### [Data lines]
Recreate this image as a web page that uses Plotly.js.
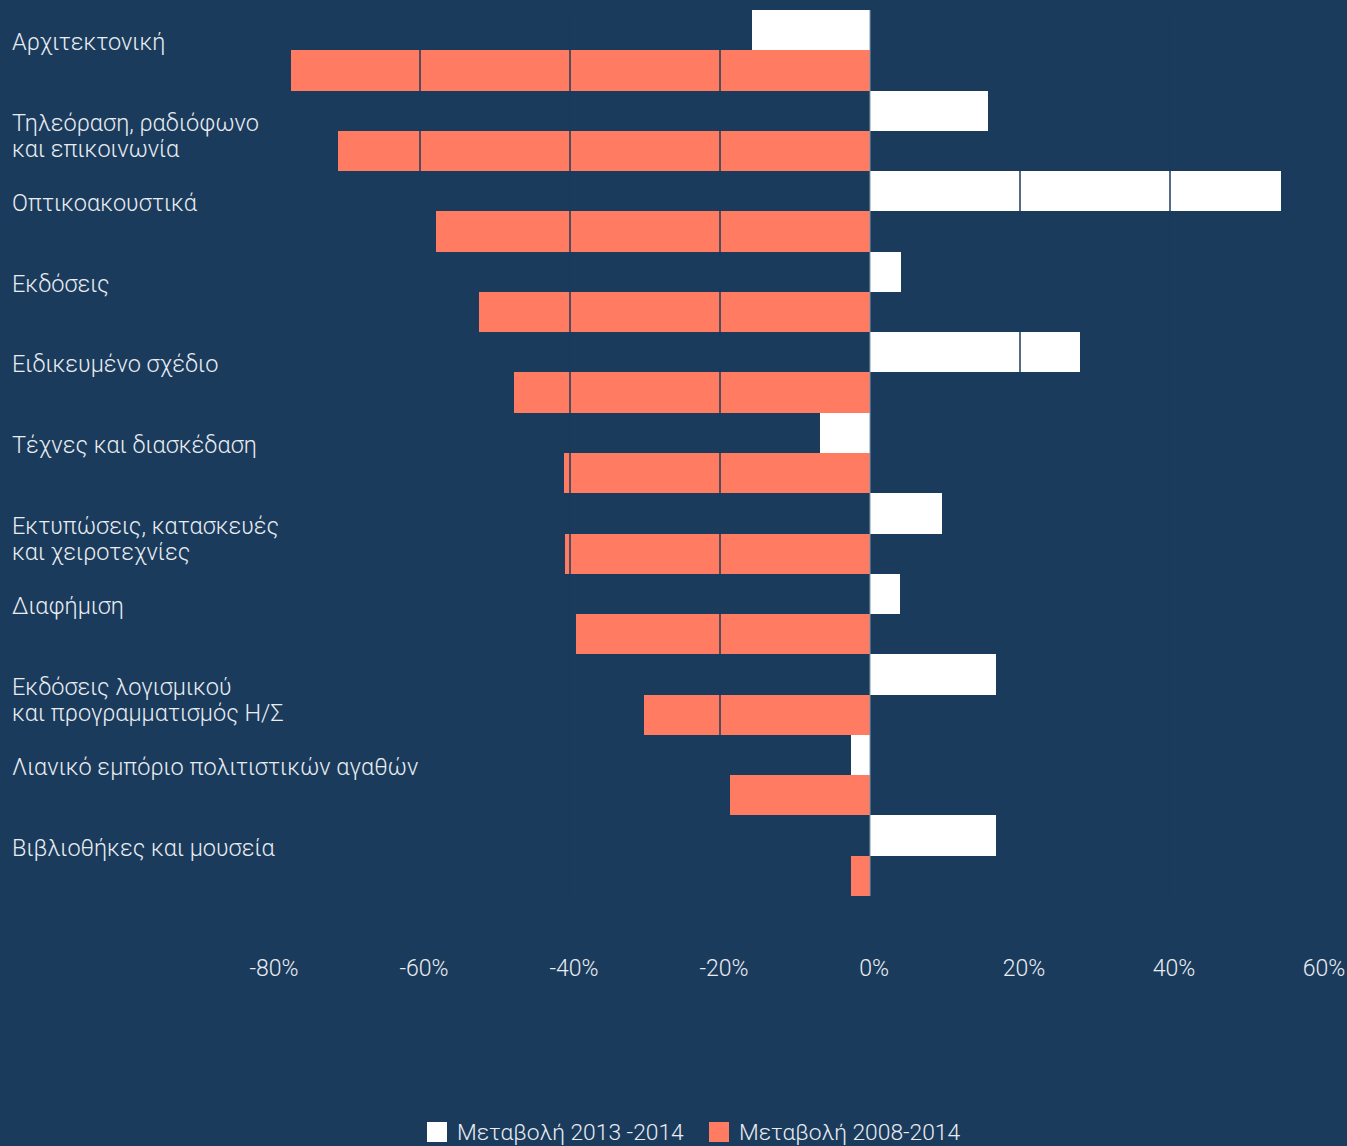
<!DOCTYPE html>
<html>
<head>
<meta charset="utf-8">
<script src="https://cdn.plot.ly/plotly-3.0.1.min.js"></script>
<style>
  html, body { margin: 0; padding: 0; background: #1b3b5d; }
  #chart { width: 1347px; height: 1146px; }
</style>
</head>
<body>
<div id="chart"></div>
<script>
const categories = [
  "Αρχιτεκτονική",
  "Τηλεόραση, ραδιόφωνο<br>και επικοινωνία",
  "Οπτικοακουστικά",
  "Εκδόσεις",
  "Ειδικευμένο σχέδιο",
  "Τέχνες και διασκέδαση",
  "Εκτυπώσεις, κατασκευές<br>και χειροτεχνίες",
  "Διαφήμιση",
  "Εκδόσεις λογισμικού<br>και προγραμματισμός Η/Σ",
  "Λιανικό εμπόριο πολιτιστικών αγαθών",
  "Βιβλιοθήκες και μουσεία"
];
const change2013_2014 = [-15.7, 15.7, 54.8, 4.1, 28.0, -6.7, 9.6, 4.0, 16.8, -2.5, 16.8];
const change2008_2014 = [-77.2, -70.9, -57.9, -52.1, -47.5, -40.8, -40.7, -39.2, -30.1, -18.7, -2.5];
const seriesNames = ["Μεταβολή 2013 -2014", "Μεταβολή 2008-2014"];
const tickVals = [-80, -60, -40, -20, 0, 20, 40, 60];
const tickText = ["-80%", "-60%", "-40%", "-20%", "0%", "20%", "40%", "60%"];

const BG = "#1b3b5d";
const RED = "#ff7b61";
const WHITE = "#ffffff";
const FONT = "Roboto, 'Noto Sans', sans-serif";
const TXT = "#e9edf1";

const traces = [
  {
    type: "bar", orientation: "h", name: seriesNames[0],
    y: categories, x: change2013_2014,
    marker: { color: WHITE, line: { width: 0 } },
    hoverinfo: "skip", showlegend: false
  },
  {
    type: "bar", orientation: "h", name: seriesNames[1],
    y: categories, x: change2008_2014,
    marker: { color: RED, line: { width: 0 } },
    hoverinfo: "skip", showlegend: false
  }
];

// gridlines drawn over the bars (background coloured), light zero line
const shapes = tickVals.filter(v => v > -80 && v < 60).map(v => ({
  type: "line", xref: "x", yref: "paper", x0: v, x1: v, y0: 0, y1: 1,
  layer: "above",
  line: { color: v === 0 ? "#7f98b0" : BG, width: v === 0 ? 1 : 1.5 }
}));

// category labels, left aligned, one annotation per line
const annotations = [];
categories.forEach(c => {
  c.split("<br>").forEach((line, i) => {
    annotations.push({
      xref: "paper", yref: "y", x: -0.2476, y: c,
      xanchor: "left", yanchor: "top", yshift: 24 - i * 26,
      align: "left", showarrow: false, text: line,
      font: { family: FONT, size: 23.5, color: TXT, weight: 300 }
    });
  });
});

// custom legend (large square swatches)
const legendColors = [WHITE, RED];
const legendSwatchX = [0.14952, 0.41810];
const swW = 20 / 1050, txOff = 28 / 1050;
legendColors.forEach((col, i) => {
  shapes.push({
    type: "rect", xref: "paper", yref: "paper",
    x0: legendSwatchX[i], x1: legendSwatchX[i] + swW,
    y0: -0.27765, y1: -0.25508,
    fillcolor: col, line: { width: 0 }, layer: "above"
  });
  annotations.push({
    xref: "paper", yref: "paper", x: legendSwatchX[i] + txOff, y: -0.26637,
    xanchor: "left", yanchor: "middle", showarrow: false,
    text: seriesNames[i], font: { family: FONT, size: 22.8, color: TXT, weight: 300 }
  });
});

const layout = {
  width: 1347, height: 1146,
  paper_bgcolor: BG, plot_bgcolor: BG,
  margin: { l: 270, r: 27, t: 10, b: 250, autoexpand: false },
  barmode: "group", bargap: 0, bargroupgap: 0,
  font: { family: FONT, color: TXT },
  xaxis: {
    range: [-80, 60], tickvals: tickVals, ticktext: tickText,
    showgrid: false, zeroline: false, showline: false, automargin: false,
    ticks: "", ticklabelstandoff: 56, ticklabelshift: 4,
    tickfont: { family: FONT, size: 23, color: TXT, weight: 300 }
  },
  yaxis: {
    autorange: "reversed", showticklabels: false, showgrid: false,
    zeroline: false, ticks: "", showline: false, automargin: false
  },
  showlegend: false,
  shapes: shapes,
  annotations: annotations
};

Plotly.newPlot("chart", traces, layout, { displayModeBar: false, staticPlot: true });
</script>
</body>
</html>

### [Exercise goal]
Reproduce all of the data exactly; the pictures do not belong in the copy.

### [Result of the exercise]
Recreate this image as a web page that uses Plotly.js.
<!DOCTYPE html>
<html>
<head>
<meta charset="utf-8">
<script src="https://cdn.plot.ly/plotly-3.0.1.min.js"></script>
<style>
  html, body { margin: 0; padding: 0; background: #1b3b5d; }
  #chart { width: 1347px; height: 1146px; }
</style>
</head>
<body>
<div id="chart"></div>
<script>
const categories = [
  "Αρχιτεκτονική",
  "Τηλεόραση, ραδιόφωνο<br>και επικοινωνία",
  "Οπτικοακουστικά",
  "Εκδόσεις",
  "Ειδικευμένο σχέδιο",
  "Τέχνες και διασκέδαση",
  "Εκτυπώσεις, κατασκευές<br>και χειροτεχνίες",
  "Διαφήμιση",
  "Εκδόσεις λογισμικού<br>και προγραμματισμός Η/Σ",
  "Λιανικό εμπόριο πολιτιστικών αγαθών",
  "Βιβλιοθήκες και μουσεία"
];
const change2013_2014 = [-15.7, 15.7, 54.8, 4.1, 28.0, -6.7, 9.6, 4.0, 16.8, -2.5, 16.8];
const change2008_2014 = [-77.2, -70.9, -57.9, -52.1, -47.5, -40.8, -40.7, -39.2, -30.1, -18.7, -2.5];
const seriesNames = ["Μεταβολή 2013 -2014", "Μεταβολή 2008-2014"];
const tickVals = [-80, -60, -40, -20, 0, 20, 40, 60];
const tickText = ["-80%", "-60%", "-40%", "-20%", "0%", "20%", "40%", "60%"];

const BG = "#1b3b5d";
const RED = "#ff7b61";
const WHITE = "#ffffff";
const FONT = "Roboto, 'Noto Sans', sans-serif";
const TXT = "#e9edf1";

const traces = [
  {
    type: "bar", orientation: "h", name: seriesNames[0],
    y: categories, x: change2013_2014,
    marker: { color: WHITE, line: { width: 0 } },
    hoverinfo: "skip", showlegend: false
  },
  {
    type: "bar", orientation: "h", name: seriesNames[1],
    y: categories, x: change2008_2014,
    marker: { color: RED, line: { width: 0 } },
    hoverinfo: "skip", showlegend: false
  }
];

// gridlines drawn over the bars (background coloured), light zero line
const shapes = tickVals.filter(v => v > -80 && v < 60).map(v => ({
  type: "line", xref: "x", yref: "paper", x0: v, x1: v, y0: 0, y1: 1,
  layer: "above",
  line: { color: v === 0 ? "#7f98b0" : BG, width: v === 0 ? 1 : 1.5 }
}));

// category labels, left aligned, one annotation per line
const annotations = [];
categories.forEach(c => {
  c.split("<br>").forEach((line, i) => {
    annotations.push({
      xref: "paper", yref: "y", x: -0.2476, y: c,
      xanchor: "left", yanchor: "top", yshift: 24 - i * 26,
      align: "left", showarrow: false, text: line,
      font: { family: FONT, size: 23.5, color: TXT, weight: 300 }
    });
  });
});

// custom legend (large square swatches)
const legendColors = [WHITE, RED];
const legendSwatchX = [0.14952, 0.41810];
const swW = 20 / 1050, txOff = 28 / 1050;
legendColors.forEach((col, i) => {
  shapes.push({
    type: "rect", xref: "paper", yref: "paper",
    x0: legendSwatchX[i], x1: legendSwatchX[i] + swW,
    y0: -0.27765, y1: -0.25508,
    fillcolor: col, line: { width: 0 }, layer: "above"
  });
  annotations.push({
    xref: "paper", yref: "paper", x: legendSwatchX[i] + txOff, y: -0.26637,
    xanchor: "left", yanchor: "middle", showarrow: false,
    text: seriesNames[i], font: { family: FONT, size: 22.8, color: TXT, weight: 300 }
  });
});

const layout = {
  width: 1347, height: 1146,
  paper_bgcolor: BG, plot_bgcolor: BG,
  margin: { l: 270, r: 27, t: 10, b: 250, autoexpand: false },
  barmode: "group", bargap: 0, bargroupgap: 0,
  font: { family: FONT, color: TXT },
  xaxis: {
    range: [-80, 60], tickvals: tickVals, ticktext: tickText,
    showgrid: false, zeroline: false, showline: false, automargin: false,
    ticks: "", ticklabelstandoff: 56, ticklabelshift: 4,
    tickfont: { family: FONT, size: 23, color: TXT, weight: 300 }
  },
  yaxis: {
    autorange: "reversed", showticklabels: false, showgrid: false,
    zeroline: false, ticks: "", showline: false, automargin: false
  },
  showlegend: false,
  shapes: shapes,
  annotations: annotations
};

Plotly.newPlot("chart", traces, layout, { displayModeBar: false, staticPlot: true });
</script>
</body>
</html>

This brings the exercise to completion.